Patricia Urquiola’s design portfolio reads like a ‘who’s who’ in the world
of designer furniture labels.
The Spanish designer has collaborated with some of the most established furniture and homeware brands in the world, from furniture icon Cassina to the hip Glas Italia, as well as designer bathroom label Axor by Hansgrohe.
Brillo, her collection for Atelier Swarovski, is one of her latest projects and one she is excited to share with homeowners in Singapore. In an exclusive interview with Home & Decor, she talks about the process of creating the collection and the issue of sustainable design.
How important is the topic of sustainability to you as a designer?
It is a matter that pervades most of my projects, because it affects not only the choice of materials, but also the whole production cycle and the work of suppliers. Today, we are living an important moment of transition for design and architecture.
In the future, I believe that the system of objects will continue to evolve and diversify first of all towards new forms of production, distribution and sharing above all, also of spaces! We will have to move within increasingly complex systems, in which our role as designers, as technicians and humanists, will be primarily to ask questions, interpret the evolution of needs and the potential of research.

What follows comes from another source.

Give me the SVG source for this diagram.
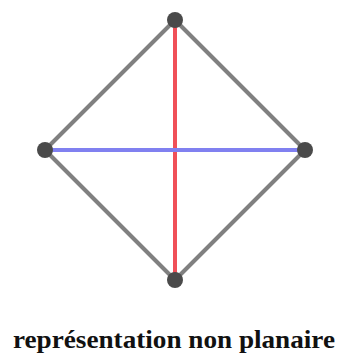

What was the inspiration behind the Brillo Collection?
When examining Swarovski’s history and the company archives we found a fabric normally used for fashion, which is made of crystals applied on a net. It’s called Crystal Mesh; it’s a fluid, metal material covered in small crystals which has a flexible nature as a sparkling, draped fabric.
From this we started thinking about vases made with the same system that permit us to obtain different geometries, a soft surface that minimized the geometry of the crystals. That was how Brillo Collection was born.
This is your first collection for Atelier Swarovski. Have you had previous experiences with designing crystals?
I’ve designed variations for Baccarat, a collection of crystal sculptural objects. For Glas Italia, I created the Shimmer tables, which is characterised by their iridescent multicolored glass, and Credenza, a sideboard in stained glass, inspired by the windows of holy sites and designed together with Federico Pepe.
Comparing between designing furniture and home accessories, which do you find easier and comes more naturally?
It really depends from project to project. My double profession as architect and designer helps me to imagine an object inside a space and when I create an interior, I look for the sense of place each time is different.
The process is similar yet it only changes scale and the professions involved.
In the studio we’re continuously looking to find solution and resolve challenges with design ideas. The importance is to solve a problem or to see something interesting in the brief. If I think I can bring something new then it is not important whether it is an architecture, a furniture, an object or an interiors project.
What is one item in your home that you can never live without?
I have many, my house hosts not only pieces of furniture but also some prototypes that I am particularly affectionate of. If I had to choose, I would pick the Nuvola Rossa bookcase designed for Cassina by Vico Magistretti, who was my mentor together with Achille Castiglioni. I felt it was important to own one of his pieces: it sits in front of the table where I have lunch.